■ Exercise
Extract each line of the material that follows exactly and omit its pictures.
>> START Provided material
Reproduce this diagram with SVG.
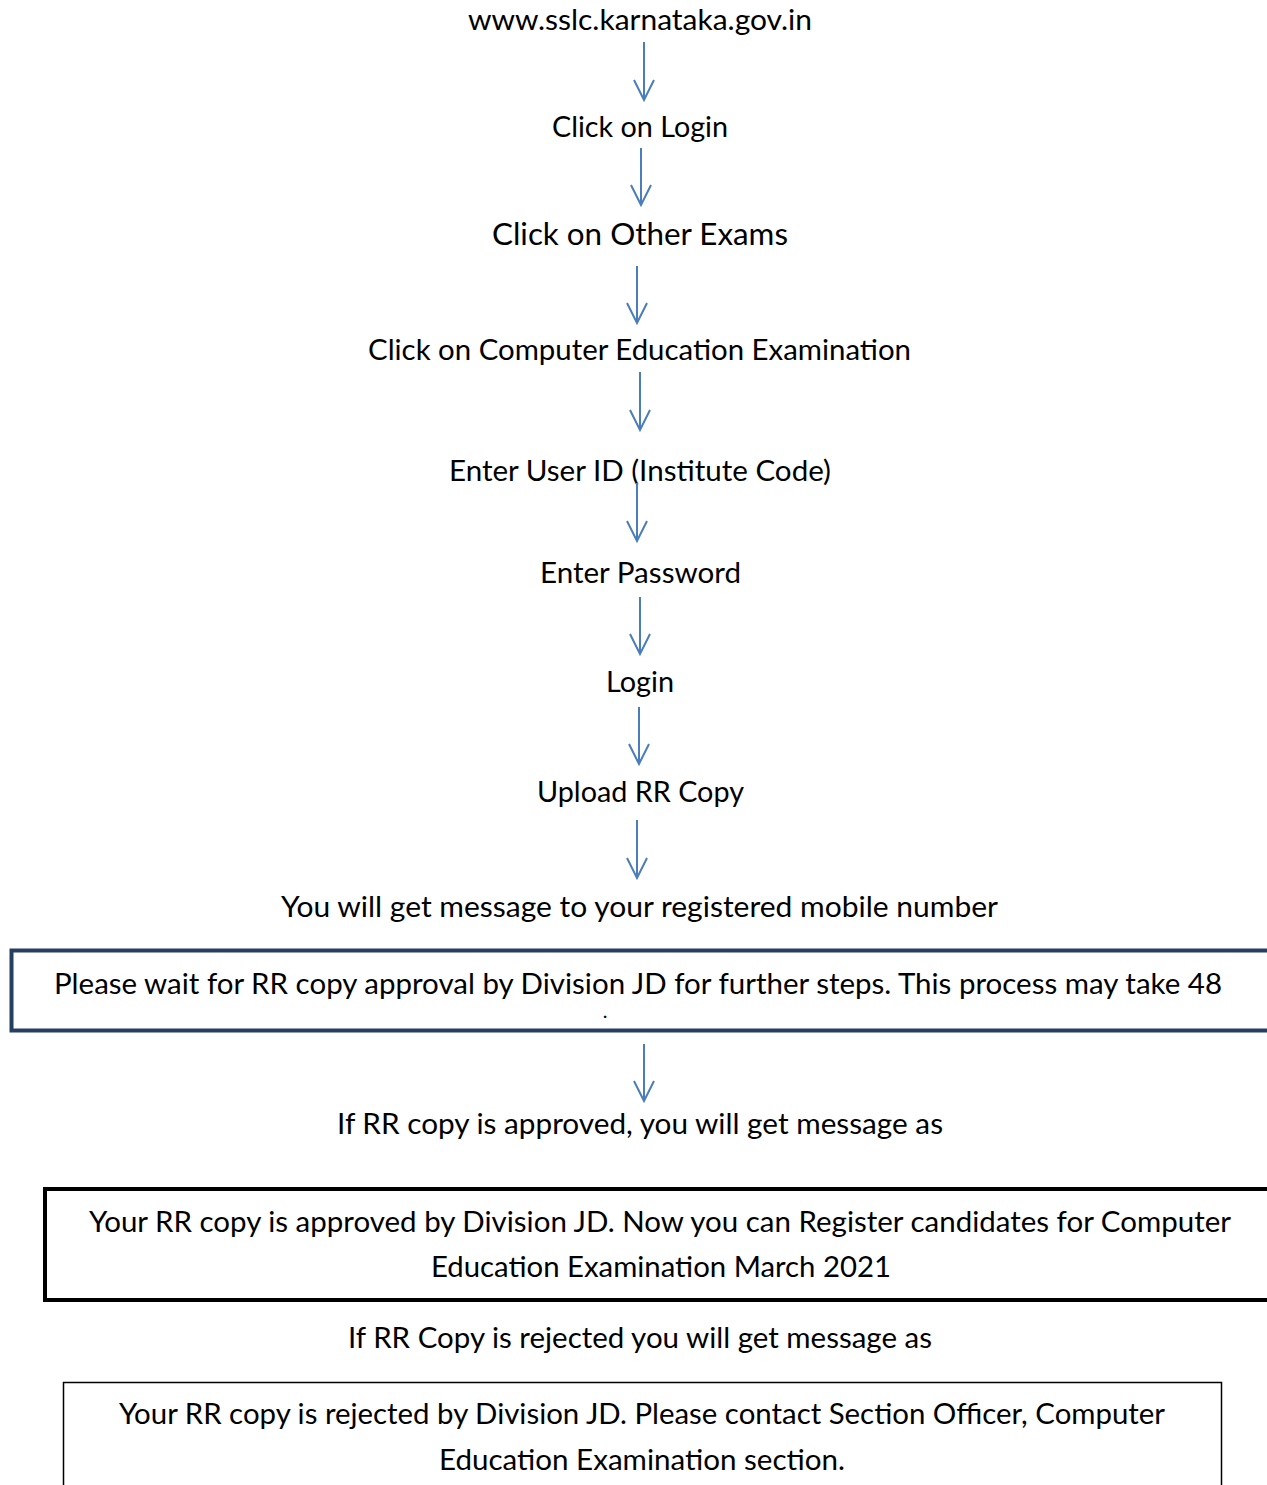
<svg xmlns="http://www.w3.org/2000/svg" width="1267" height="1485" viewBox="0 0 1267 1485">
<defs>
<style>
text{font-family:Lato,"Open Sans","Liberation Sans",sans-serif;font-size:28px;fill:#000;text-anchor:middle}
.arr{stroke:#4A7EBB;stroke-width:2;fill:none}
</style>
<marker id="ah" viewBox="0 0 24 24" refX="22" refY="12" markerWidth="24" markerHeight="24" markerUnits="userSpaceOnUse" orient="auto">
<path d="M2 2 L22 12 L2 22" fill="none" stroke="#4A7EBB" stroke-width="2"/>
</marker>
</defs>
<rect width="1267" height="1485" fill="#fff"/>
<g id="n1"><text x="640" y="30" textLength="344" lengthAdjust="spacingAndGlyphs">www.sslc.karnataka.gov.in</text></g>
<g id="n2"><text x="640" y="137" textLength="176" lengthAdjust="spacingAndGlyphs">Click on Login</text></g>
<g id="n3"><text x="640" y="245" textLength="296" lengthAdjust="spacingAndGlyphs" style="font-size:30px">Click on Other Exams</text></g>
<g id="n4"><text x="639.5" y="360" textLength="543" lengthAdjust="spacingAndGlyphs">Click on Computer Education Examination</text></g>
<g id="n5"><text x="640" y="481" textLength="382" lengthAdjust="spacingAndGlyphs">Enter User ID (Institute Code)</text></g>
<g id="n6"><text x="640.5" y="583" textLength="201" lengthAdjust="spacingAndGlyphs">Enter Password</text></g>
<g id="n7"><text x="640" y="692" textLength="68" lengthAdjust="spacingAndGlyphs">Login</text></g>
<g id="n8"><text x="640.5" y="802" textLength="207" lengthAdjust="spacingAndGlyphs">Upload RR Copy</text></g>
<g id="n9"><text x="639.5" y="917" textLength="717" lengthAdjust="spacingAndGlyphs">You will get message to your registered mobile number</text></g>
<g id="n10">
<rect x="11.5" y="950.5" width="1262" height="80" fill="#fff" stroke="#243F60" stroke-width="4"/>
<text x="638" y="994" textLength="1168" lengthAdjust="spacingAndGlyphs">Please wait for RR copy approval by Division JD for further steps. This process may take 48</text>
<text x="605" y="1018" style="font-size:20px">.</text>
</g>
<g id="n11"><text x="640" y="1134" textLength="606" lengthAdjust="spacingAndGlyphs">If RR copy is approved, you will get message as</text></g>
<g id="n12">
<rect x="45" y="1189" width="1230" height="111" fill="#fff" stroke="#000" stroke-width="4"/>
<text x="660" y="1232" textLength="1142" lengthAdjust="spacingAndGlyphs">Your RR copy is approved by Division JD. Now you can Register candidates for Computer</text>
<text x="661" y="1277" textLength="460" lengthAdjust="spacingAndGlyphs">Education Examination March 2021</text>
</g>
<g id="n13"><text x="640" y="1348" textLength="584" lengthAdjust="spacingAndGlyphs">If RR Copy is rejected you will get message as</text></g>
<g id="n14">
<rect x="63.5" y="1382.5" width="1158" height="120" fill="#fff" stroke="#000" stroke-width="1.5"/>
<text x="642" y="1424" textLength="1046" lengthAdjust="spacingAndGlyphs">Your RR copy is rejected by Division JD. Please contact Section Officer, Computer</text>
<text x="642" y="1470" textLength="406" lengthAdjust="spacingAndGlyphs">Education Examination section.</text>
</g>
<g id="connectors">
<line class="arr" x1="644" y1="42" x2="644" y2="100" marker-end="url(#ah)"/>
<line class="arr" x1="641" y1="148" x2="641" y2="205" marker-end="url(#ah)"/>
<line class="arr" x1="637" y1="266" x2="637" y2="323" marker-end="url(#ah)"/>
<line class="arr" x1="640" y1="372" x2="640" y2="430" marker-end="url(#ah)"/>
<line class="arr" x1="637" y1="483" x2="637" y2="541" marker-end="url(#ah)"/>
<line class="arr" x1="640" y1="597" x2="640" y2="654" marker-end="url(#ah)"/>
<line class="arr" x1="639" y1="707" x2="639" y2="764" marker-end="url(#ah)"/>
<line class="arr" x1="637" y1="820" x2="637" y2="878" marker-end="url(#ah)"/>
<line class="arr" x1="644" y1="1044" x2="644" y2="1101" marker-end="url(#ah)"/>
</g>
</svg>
>> END Provided material
■ Answer to the problem
Reproduce this diagram with SVG.
<svg xmlns="http://www.w3.org/2000/svg" width="1267" height="1485" viewBox="0 0 1267 1485">
<defs>
<style>
text{font-family:Lato,"Open Sans","Liberation Sans",sans-serif;font-size:28px;fill:#000;text-anchor:middle}
.arr{stroke:#4A7EBB;stroke-width:2;fill:none}
</style>
<marker id="ah" viewBox="0 0 24 24" refX="22" refY="12" markerWidth="24" markerHeight="24" markerUnits="userSpaceOnUse" orient="auto">
<path d="M2 2 L22 12 L2 22" fill="none" stroke="#4A7EBB" stroke-width="2"/>
</marker>
</defs>
<rect width="1267" height="1485" fill="#fff"/>
<g id="n1"><text x="640" y="30" textLength="344" lengthAdjust="spacingAndGlyphs">www.sslc.karnataka.gov.in</text></g>
<g id="n2"><text x="640" y="137" textLength="176" lengthAdjust="spacingAndGlyphs">Click on Login</text></g>
<g id="n3"><text x="640" y="245" textLength="296" lengthAdjust="spacingAndGlyphs" style="font-size:30px">Click on Other Exams</text></g>
<g id="n4"><text x="639.5" y="360" textLength="543" lengthAdjust="spacingAndGlyphs">Click on Computer Education Examination</text></g>
<g id="n5"><text x="640" y="481" textLength="382" lengthAdjust="spacingAndGlyphs">Enter User ID (Institute Code)</text></g>
<g id="n6"><text x="640.5" y="583" textLength="201" lengthAdjust="spacingAndGlyphs">Enter Password</text></g>
<g id="n7"><text x="640" y="692" textLength="68" lengthAdjust="spacingAndGlyphs">Login</text></g>
<g id="n8"><text x="640.5" y="802" textLength="207" lengthAdjust="spacingAndGlyphs">Upload RR Copy</text></g>
<g id="n9"><text x="639.5" y="917" textLength="717" lengthAdjust="spacingAndGlyphs">You will get message to your registered mobile number</text></g>
<g id="n10">
<rect x="11.5" y="950.5" width="1262" height="80" fill="#fff" stroke="#243F60" stroke-width="4"/>
<text x="638" y="994" textLength="1168" lengthAdjust="spacingAndGlyphs">Please wait for RR copy approval by Division JD for further steps. This process may take 48</text>
<text x="605" y="1018" style="font-size:20px">.</text>
</g>
<g id="n11"><text x="640" y="1134" textLength="606" lengthAdjust="spacingAndGlyphs">If RR copy is approved, you will get message as</text></g>
<g id="n12">
<rect x="45" y="1189" width="1230" height="111" fill="#fff" stroke="#000" stroke-width="4"/>
<text x="660" y="1232" textLength="1142" lengthAdjust="spacingAndGlyphs">Your RR copy is approved by Division JD. Now you can Register candidates for Computer</text>
<text x="661" y="1277" textLength="460" lengthAdjust="spacingAndGlyphs">Education Examination March 2021</text>
</g>
<g id="n13"><text x="640" y="1348" textLength="584" lengthAdjust="spacingAndGlyphs">If RR Copy is rejected you will get message as</text></g>
<g id="n14">
<rect x="63.5" y="1382.5" width="1158" height="120" fill="#fff" stroke="#000" stroke-width="1.5"/>
<text x="642" y="1424" textLength="1046" lengthAdjust="spacingAndGlyphs">Your RR copy is rejected by Division JD. Please contact Section Officer, Computer</text>
<text x="642" y="1470" textLength="406" lengthAdjust="spacingAndGlyphs">Education Examination section.</text>
</g>
<g id="connectors">
<line class="arr" x1="644" y1="42" x2="644" y2="100" marker-end="url(#ah)"/>
<line class="arr" x1="641" y1="148" x2="641" y2="205" marker-end="url(#ah)"/>
<line class="arr" x1="637" y1="266" x2="637" y2="323" marker-end="url(#ah)"/>
<line class="arr" x1="640" y1="372" x2="640" y2="430" marker-end="url(#ah)"/>
<line class="arr" x1="637" y1="483" x2="637" y2="541" marker-end="url(#ah)"/>
<line class="arr" x1="640" y1="597" x2="640" y2="654" marker-end="url(#ah)"/>
<line class="arr" x1="639" y1="707" x2="639" y2="764" marker-end="url(#ah)"/>
<line class="arr" x1="637" y1="820" x2="637" y2="878" marker-end="url(#ah)"/>
<line class="arr" x1="644" y1="1044" x2="644" y2="1101" marker-end="url(#ah)"/>
</g>
</svg>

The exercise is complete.